La disfatta di Caporetto è un capitolo particolarmente doloroso e complesso della storia italiana: l’offensiva che portò alla tremenda sconfitta subita da austriaci e tedeschi riuscì a essere così efficace proprio perché in aiuto degli austriaci vennero i tedeschi. Il generale von Cramon racconta, nelle sue memorie pubblicate nel dopoguerra, che l’idea di ricorrere ai tedeschi per poter sferrare l’attacco decisivo agli italiani iniziò a prendere piede durante l’offensiva di Cadorna sulla Bainsizza.
L’obiettivo di Cadorna era Trieste, ma l’unico modo per fermare quanto prima gli italiani era organizzare quanto prima una controffensiva, impossibile da sferrare per l’esercito austriaco senza il supporto tedesco.
Conoscere chi “firmò” gli attacchi e le offensive delle battaglie del Novecento è quasi impossibile vista l’estrema complessità dell’organizzazione degli Stati Maggiori. Un esercito della Prima Guerra Mondiale infatti aveva un comandante nominale (il re Vittorio Emanuele, nel caso di quello italiano); c’era poi il capo di Stato Maggiore, vero responsabile delle decisioni, negli eserciti più progrediti poi esisteva il capo dell’Ufficio operazioni, spesso un semplice colonnello che rimaneva nell’ombra ma che aveva un ruolo decisivo.
Il capo di Stato Maggiore Paul von Hindenburg, nel suo libro di memorie pubblicato nel 1920, dedica un capitolo a Caporetto e osserva che lui si era opposto sin dall’inizio a togliere uomini dalle operazioni sul fronte occidentale (dove era richiesto fino all’ultimo uomo) per mandarli a combattere essenzialmente solo per la gloria.

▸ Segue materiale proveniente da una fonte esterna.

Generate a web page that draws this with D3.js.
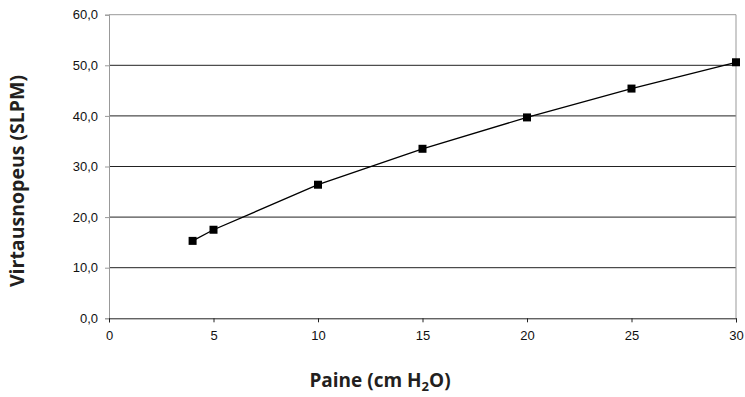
<!DOCTYPE html>
<html><head><meta charset="utf-8">
<script src="https://cdn.jsdelivr.net/npm/d3@7"></script>
<style>body{margin:0;background:#fff}</style>
</head><body>
<script>
const pressure = [4, 5, 10, 15, 20, 25, 30];
const flow = [15.3, 17.5, 26.4, 33.5, 39.7, 45.4, 50.6];
const xTicks = [0, 5, 10, 15, 20, 25, 30];
const yTicks = [0, 10, 20, 30, 40, 50, 60];
const yLabel = "Virtausnopeus (SLPM)";

const W = 745, H = 397;
const svg = d3.select("body").append("svg").attr("width", W).attr("height", H);
const x = d3.scaleLinear().domain([0, 30]).range([109, 736]);
const y = d3.scaleLinear().domain([0, 60]).range([318.3, 14.7]);
const fmt = v => d3.format(".1f")(v).replace(".", ",");

// gridlines
svg.append("g").selectAll("line").data(yTicks.filter(v => v > 0 && v < 60)).join("line")
  .attr("x1", x(0)).attr("x2", x(30)).attr("y1", d => y(d)).attr("y2", d => y(d))
  .attr("stroke", "#222").attr("stroke-width", 1);

// border top/right
svg.append("path").attr("d", `M${x(0)},${y(60)}H${x(30)}V${y(0)}`)
  .attr("fill", "none").attr("stroke", "#999").attr("stroke-width", 1);

// y axis
const ya = svg.append("g").attr("transform", `translate(${x(0)},0)`)
  .call(d3.axisLeft(y).tickValues(yTicks).tickFormat(fmt).tickSize(4).tickPadding(7));
ya.select(".domain").attr("stroke", "#999");
ya.selectAll(".tick line").attr("stroke", "#999");
ya.selectAll("text").attr("font-family", "Liberation Sans, Arial, sans-serif").attr("font-size", 13).attr("fill", "#111");

// x axis
const xa = svg.append("g").attr("transform", `translate(0,${y(0)})`)
  .call(d3.axisBottom(x).tickValues(xTicks).tickFormat(d3.format("d")).tickSize(4).tickPadding(8));
xa.select(".domain").attr("stroke", "#222");
xa.selectAll(".tick line").attr("stroke", "#222");
xa.selectAll("text").attr("font-family", "Liberation Sans, Arial, sans-serif").attr("font-size", 13).attr("fill", "#111");

// line
const pts = pressure.map((p, i) => [p, flow[i]]);
svg.append("path").datum(pts)
  .attr("d", d3.line().x(d => x(d[0])).y(d => y(d[1])))
  .attr("fill", "none").attr("stroke", "#000").attr("stroke-width", 1.3);

svg.append("g").selectAll("rect").data(pts).join("rect")
  .attr("x", d => x(d[0]) - 4).attr("y", d => y(d[1]) - 4)
  .attr("width", 8).attr("height", 8).attr("fill", "#000");

// titles
svg.append("text").attr("transform", "translate(24,181) rotate(-90)")
  .attr("text-anchor", "middle").attr("font-family", "Open Sans, sans-serif")
  .attr("font-weight", "bold").attr("font-size", 19.5).attr("fill", "#231f20")
  .text(yLabel);

const xt = svg.append("text").attr("x", 380).attr("y", 387)
  .attr("text-anchor", "middle").attr("font-family", "Open Sans, sans-serif")
  .attr("font-weight", "bold").attr("font-size", 19).attr("fill", "#231f20");
xt.append("tspan").text("Paine (cm H");
xt.append("tspan").attr("dy", 4).attr("font-size", 13).text("2");
xt.append("tspan").attr("dy", -4).text("O)");
</script>
</body></html>
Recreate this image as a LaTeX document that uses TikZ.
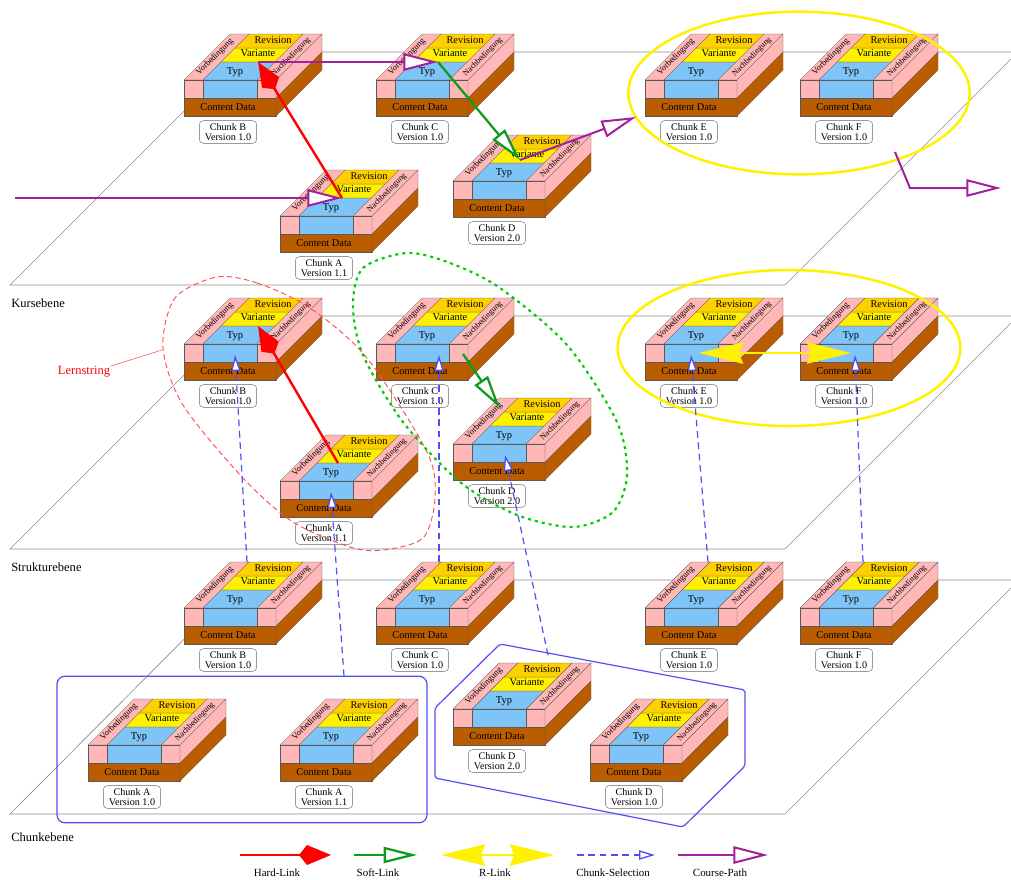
\documentclass[tikz,border=0pt]{standalone}
\usepackage{fontspec}
\setmainfont{Liberation Serif}
\usetikzlibrary{arrows.meta,calc,shapes.geometric}
\definecolor{chpink}{HTML}{FFB7B7}
\definecolor{chblue}{HTML}{7FC4F7}
\definecolor{chyellow}{HTML}{FFF000}
\definecolor{chgold}{HTML}{FFD000}
\definecolor{chbrown}{HTML}{BA5C00}
\definecolor{linkpurple}{HTML}{A020A0}
\definecolor{linkgreen}{HTML}{109A20}
\definecolor{linkblue}{HTML}{5050F0}
\newcommand{\fsz}[1]{\fontsize{#1}{#1}\selectfont}
\tikzset{
  % baustein
  face/.style={draw=black!65,line width=0.25pt},
  ft/.style={font=\fsz{7.8},inner sep=0pt},
  fr/.style={font=\fsz{6.4},inner sep=0pt,rotate=45},
  chlabel/.style={draw=black!60,line width=0.3pt,rounded corners=3pt,align=center,
                  font=\fsz{7.6},inner sep=0pt,minimum width=43pt,minimum height=17pt},
  % ebenen
  plane/.style={draw=black!45,line width=0.5pt},
  level/.style={font=\fsz{9.4},anchor=west,inner sep=0pt},
  % links
  hardl/.style={draw=red,line width=1.8pt,-{Kite[length=24pt,width=15pt,inset=6pt]}},
  softl/.style={draw=linkgreen,line width=1.7pt,-{Triangle[length=25pt,width=12pt,fill=white]}},
  rlink/.style={draw=yellow,line width=1.7pt,{Stealth[length=33pt,width=16pt,inset=3pt]}-{Stealth[length=33pt,width=16pt,inset=3pt]}},
  chsel/.style={draw=linkblue,line width=0.9pt,dash pattern=on 5pt off 3.5pt,
                -{Triangle[length=12pt,width=7pt,fill=white,line width=1pt]}},
  coursep/.style={draw=linkpurple,line width=1.5pt,-{Triangle[length=26pt,width=13pt,fill=white]}},
  legtext/.style={font=\fsz{8.2},inner sep=0pt},
  % gruppen
  yring/.style={draw=yellow,line width=1.9pt},
  lstring/.style={draw=red!70,line width=0.7pt,dash pattern=on 4pt off 2.5pt},
  gring/.style={draw=green!80!black,line width=1.6pt,dash pattern=on 2.3pt off 3pt},
  bset/.style={draw=linkblue,line width=0.9pt},
}
% #1 name, #2 x, #3 y, #4 chunk, #5 version
\newcommand{\chunk}[5]{%
  \begin{scope}[shift={(#2,#3)}]
    \path[face,fill=chpink] (0,-36) -- (19,-36) -- (65,-82) -- (46,-82) -- cycle;
    \path[face,fill=chpink] (73,-36) -- (92,-36) -- (138,-82) -- (119,-82) -- cycle;
    \path[face,fill=chblue] (19,-36) -- (73,-36) -- (91,-54) -- (37,-54) -- cycle;
    \path[face,fill=chyellow] (37,-54) -- (91,-54) -- (105,-68) -- (51,-68) -- cycle;
    \path[face,fill=chgold] (51,-68) -- (105,-68) -- (119,-82) -- (65,-82) -- cycle;
    \path[face,fill=chpink] (0,-36) rectangle (19,-18);
    \path[face,fill=chblue] (19,-36) rectangle (73,-18);
    \path[face,fill=chpink] (73,-36) rectangle (92,-18);
    \path[face,fill=chbrown] (0,-18) rectangle (92,0);
    \path[face,fill=chpink] (92,-36) -- (138,-82) -- (138,-64) -- (92,-18) -- cycle;
    \path[face,fill=chbrown] (92,-18) -- (138,-64) -- (138,-46) -- (92,0) -- cycle;
    \node[ft] (#1typ) at (51,-44) {Typ};
    \node[ft] (#1var) at (74,-63) {Variante};
    \node[ft] (#1rev) at (89,-76) {Revision};
    \node[ft] (#1cnt) at (44,-9) {Content Data};
    \node[fr] (#1vor) at (31,-59) {Vorbedingung};
    \node[fr,font=\fsz{6.1}] (#1nach) at (107,-59) {Nachbedingung};
    \node[chlabel] (#1lbl) at (44,16) {Chunk #4\\Version #5};
    \coordinate (#1v) at (74,-54);
    \coordinate (#1s) at (51,-25);
    \coordinate (#1t) at (63,-82);
  \end{scope}}
\begin{document}
\begin{tikzpicture}[x=0.75pt,y=-0.75pt]
  \useasboundingbox (0,0) rectangle (1011,879);
  % ebenen
  \draw[plane] (1011,59) -- (785,285) -- (10,285) -- (243,52) -- (1011,52);
  \draw[plane] (1011,323) -- (785,549) -- (10,549) -- (243,316) -- (1011,316);
  \draw[plane] (1011,588) -- (785,814) -- (10,814) -- (243,580) -- (1011,580);
  \node[level] (kurs) at (11,303) {Kursebene};
  \node[level] (struk) at (11,567) {Strukturebene};
  \node[level] (cheb) at (11,837) {Chunkebene};
  % kursebene
  \chunk{kb}{184}{116}{B}{1.0}  \chunk{kc}{376}{116}{C}{1.0}
  \chunk{ke}{645}{116}{E}{1.0}  \chunk{kf}{800}{116}{F}{1.0}
  \chunk{ka}{280}{252}{A}{1.1}  \chunk{kd}{453}{217}{D}{2.0}
  % strukturebene
  \chunk{sb}{184}{380}{B}{1.0}  \chunk{sc}{376}{380}{C}{1.0}
  \chunk{se}{645}{380}{E}{1.0}  \chunk{sf}{800}{380}{F}{1.0}
  \chunk{sa}{280}{517}{A}{1.1}  \chunk{sd}{453}{480}{D}{2.0}
  % chunkebene
  \chunk{cb}{184}{644}{B}{1.0}  \chunk{cc}{376}{644}{C}{1.0}
  \chunk{ce}{645}{644}{E}{1.0}  \chunk{cf}{800}{644}{F}{1.0}
  \chunk{caa}{88}{781}{A}{1.0}  \chunk{cab}{280}{781}{A}{1.1}
  \chunk{cda}{453}{745}{D}{2.0} \chunk{cdb}{590}{781}{D}{1.0}
  % gruppen
  \node[draw,bset,rounded corners=6pt,minimum width=277.5pt,minimum height=110pt,inner sep=0pt]
    (seta) at (242,749.5) {};
  \coordinate (h1) at (500,644); \coordinate (h2) at (745,690);
  \coordinate (h3) at (745,766); \coordinate (h4) at (683,827);
  \coordinate (h5) at (435,778); \coordinate (h6) at (435,708);
  \draw[bset,rounded corners=1.5pt] (h1) -- (h2) -- (h3) -- (h4) -- (h5) -- (h6) -- cycle;
  \node[draw,yring,ellipse,minimum width=256pt,minimum height=122pt,inner sep=0pt] (ringk) at (799,93) {};
  \node[draw,yring,ellipse,minimum width=257pt,minimum height=117pt,inner sep=0pt] (rings) at (789,348) {};
  \draw[lstring] plot[smooth cycle] coordinates {(217,277) (257,283) (310,308) (367,358) (427,452)
    (435,498) (423,538) (383,550) (350,547) (293,522) (243,478) (183,405) (163,348) (175,298)};
  \draw[gring] plot[smooth cycle] coordinates {(407,253) (450,263) (500,288) (567,345) (617,422)
    (627,475) (613,512) (573,527) (517,515) (460,482) (403,422) (363,355) (353,305) (363,268)};
  \coordinate (lsm) at (162,350);
  \node[font=\fsz{9.4},text=red,inner sep=0pt] (lern) at (84,372) {Lernstring};
  \draw[red!70,line width=0.4pt] (lern.north east) -- (lsm);
  % course path
  \coordinate (cin) at (15,198); \coordinate (ka0) at (342,198);
  \coordinate (cout) at (636,117);
  \coordinate (co1) at (895,152); \coordinate (co2) at (910,188); \coordinate (co3) at (1001,188);
  \coordinate (kdv) at (520,160); \coordinate (kcv) at (438,62);
  \draw[hardl] (ka0) -- (kbv);
  \draw[coursep] (cin) -- (ka0);
  \draw[coursep] (kbv) -- (kcv);
  \draw[softl] (kcv) -- (kdv);
  \draw[coursep] (kdv) -- (cout);
  \draw[coursep] (co1) -- (co2) -- (co3);
  % strukturebene links
  \coordinate (sa0) at (338,463); \coordinate (sc0) at (463,354); \coordinate (sdv) at (500,408);
  \draw[hardl] (sa0) -- (sbv);
  \draw[softl] (sc0) -- (sdv);
  \coordinate (rl) at (699,353); \coordinate (rr) at (851,353);
  \draw[rlink] (rl) -- (rr);
  % chunk selection
  \draw[chsel] (cbt) -- (sbs);
  \draw[chsel] (cct) -- ($(scs)+(12,0)$);
  \draw[chsel] (cet) -- ($(ses)+(-5,0)$);
  \draw[chsel] (cft) -- ($(sfs)+(4,0)$);
  \coordinate (sela) at (344,676); \coordinate (seld) at (548,655);
  \draw[chsel] (sela) -- (sas);
  \draw[chsel] (seld) -- ($(sds)+(1,0)$);
  % legende
  \foreach \nm/\st/\xa/\xb/\xt/\txt in {hl/hardl/240/331/277/Hard-Link,sl/softl/354/417/378/Soft-Link,
      rn/rlink/441/554/495/R-Link,cs/chsel/577/655/613/Chunk-Selection,cp/coursep/678/768/720/Course-Path}{
    \coordinate (\nm a) at (\xa,855); \coordinate (\nm b) at (\xb,855);
    \draw[\st] (\nm a) -- (\nm b);
    \node[legtext] (\nm t) at (\xt,873) {\txt};
  }
\end{tikzpicture}
\end{document}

Ma il suo parere contava fino a un certo punto e il Kaiser Guglielmo decise che scendere in campo a fianco degli austriaci era fattibile: “Puoi star sicuro che non solo il mio esercito, ma tutta la Germania giubilerà, se truppe tedesche insieme con i valorosi combattenti dell’Isonzo daranno addosso alla spergiura Italia”.